>> Begin
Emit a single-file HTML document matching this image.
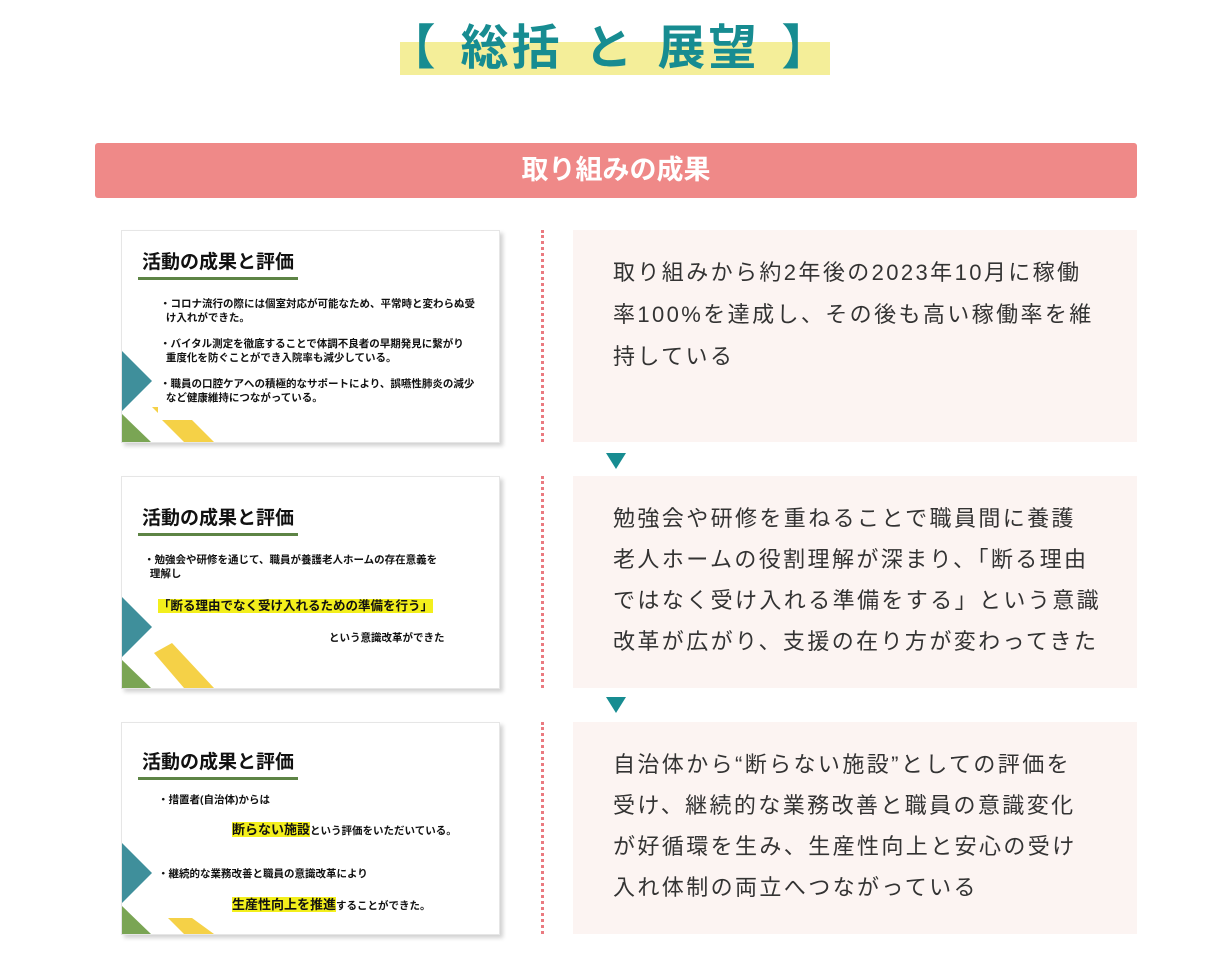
<!DOCTYPE html>
<html><head><meta charset="utf-8"><style>
body{margin:0;width:1220px;height:970px;background:#fff;position:relative;font-family:"Liberation Sans","Noto Sans CJK JP",sans-serif;overflow:hidden}
.abs{position:absolute}
.title{left:400px;top:42px;width:430px;height:33px;background:#f4ee99}
.ttext{left:0;width:1220px;top:8px;text-align:center;font-size:48px;font-weight:bold;color:#178c91;letter-spacing:3px;white-space:pre}
.sp{display:inline-block;width:22px}
.bar{left:95px;top:143px;width:1042px;height:55px;background:#ef8988;border-radius:3px;color:#fff;font-size:27px;font-weight:bold;text-align:center;line-height:55px}
.slide{left:121px;width:377px;height:211px;background:#fff;border:1px solid #e6e6e6;box-shadow:3px 3px 4px rgba(0,0,0,.18);overflow:hidden}
.slide h3{position:absolute;left:16px;margin:0;font-size:19px;font-weight:bold;color:#111;padding:0 4px 2px;border-bottom:3px solid #5d8445;line-height:24px}
.slide p{position:absolute;margin:0;font-size:10.5px;font-weight:bold;color:#111;line-height:14px}
.hl{background:#f3ef1c}
.box{left:573px;width:564px;background:#fcf4f2;font-size:22px;color:#333;line-height:41px;padding:22px 0 0 40px;box-sizing:border-box;letter-spacing:2.4px;white-space:nowrap}
.dot{left:541px;width:0;border-left:3px dotted #ea7a80}
.arr{left:606px;width:0;height:0;border-left:10px solid transparent;border-right:10px solid transparent;border-top:16px solid #178c91}
</style></head><body>
<div class="abs title"></div>
<div class="abs ttext">【<span class="sp"></span>総括<span class="sp"></span>と<span class="sp"></span>展望<span class="sp"></span>】</div>
<div class="abs bar">取り組みの成果</div>

<div class="abs dot" style="top:230px;height:212px"></div>
<div class="abs dot" style="top:476px;height:212px"></div>
<div class="abs dot" style="top:722px;height:212px"></div>

<div class="abs slide" style="top:230px">
<h3 style="top:20px">活動の成果と評価</h3>
<p style="left:38px;top:66px">・コロナ流行の際には個室対応が可能なため、平常時と変わらぬ受<br>&nbsp;&nbsp;け入れができた。</p>
<p style="left:38px;top:106px">・バイタル測定を徹底することで体調不良者の早期発見に繋がり<br>&nbsp;&nbsp;重度化を防ぐことができ入院率も減少している。</p>
<p style="left:38px;top:146px">・職員の口腔ケアへの積極的なサポートにより、誤嚥性肺炎の減少<br>&nbsp;&nbsp;など健康維持につながっている。</p>
<svg class="abs" style="left:0;top:0" width="377" height="211"><polygon points="0,120 30,150 0,180" fill="#3f8f9b"/><polygon points="0,183 29,211 0,211" fill="#7aa554"/><polygon points="40,189 70,189 92,211 62,211" fill="#f5d147"/><polygon points="30,176 36,176 36,182" fill="#f5d147"/></svg>
</div>

<div class="abs slide" style="top:476px">
<h3 style="top:30px">活動の成果と評価</h3>
<p style="left:22px;top:76px">・勉強会や研修を通じて、職員が養護老人ホームの存在意義を<br>&nbsp;&nbsp;理解し</p>
<p style="left:36px;top:122px;font-size:12.5px"><span class="hl">「断る理由でなく受け入れるための準備を行う」</span></p>
<p style="left:207px;top:154px">という意識改革ができた</p>
<svg class="abs" style="left:0;top:0" width="377" height="211"><polygon points="0,120 30,150 0,180" fill="#3f8f9b"/><polygon points="0,183 29,211 0,211" fill="#7aa554"/><polygon points="32,176 50,166 92,211 62,211" fill="#f5d147"/></svg>
</div>

<div class="abs slide" style="top:722px">
<h3 style="top:28px">活動の成果と評価</h3>
<p style="left:36px;top:70px">・措置者(自治体)からは</p>
<p style="left:110px;top:100px"><span class="hl" style="font-size:13px">断らない施設</span>という評価をいただいている。</p>
<p style="left:36px;top:144px">・継続的な業務改善と職員の意識改革により</p>
<p style="left:110px;top:175px"><span class="hl" style="font-size:13px">生産性向上を推進</span>することができた。</p>
<svg class="abs" style="left:0;top:0" width="377" height="211"><polygon points="0,120 30,150 0,180" fill="#3f8f9b"/><polygon points="0,183 29,211 0,211" fill="#7aa554"/><polygon points="46,195 70,195 92,211 62,211" fill="#f5d147"/></svg>
</div>

<div class="abs box" style="top:230px;height:212px;line-height:42px">取り組みから約2年後の2023年10月に稼働<br>率100%を達成し、その後も高い稼働率を維<br>持している</div>
<div class="abs arr" style="top:453px"></div>
<div class="abs box" style="top:476px;height:212px">勉強会や研修を重ねることで職員間に養護<br>老人ホームの役割理解が深まり、「断る理由<br>ではなく受け入れる準備をする」という意識<br>改革が広がり、支援の在り方が変わってきた</div>
<div class="abs arr" style="top:697px"></div>
<div class="abs box" style="top:722px;height:212px">自治体から“断らない施設”としての評価を<br>受け、継続的な業務改善と職員の意識変化<br>が好循環を生み、生産性向上と安心の受け<br>入れ体制の両立へつながっている</div>
</body></html>
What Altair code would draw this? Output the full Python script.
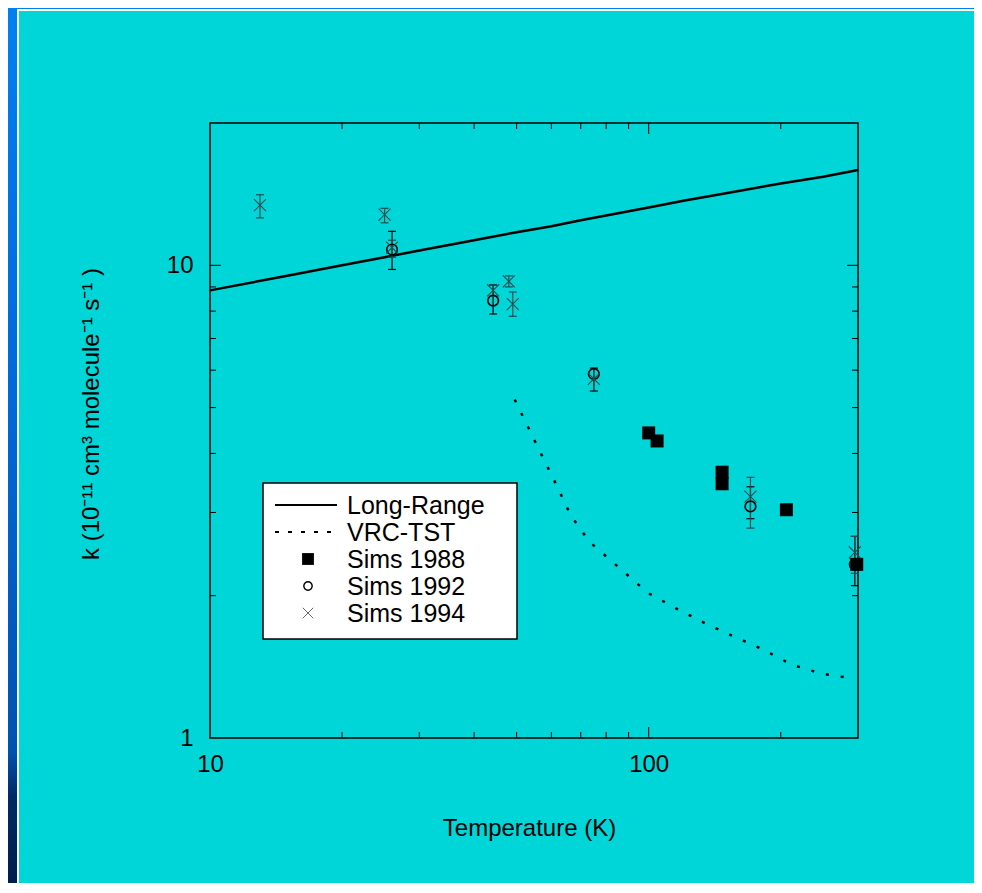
>> End
* Exercise:
How many of these lines contain "this"? Write only the number.

* Finished exercise:
2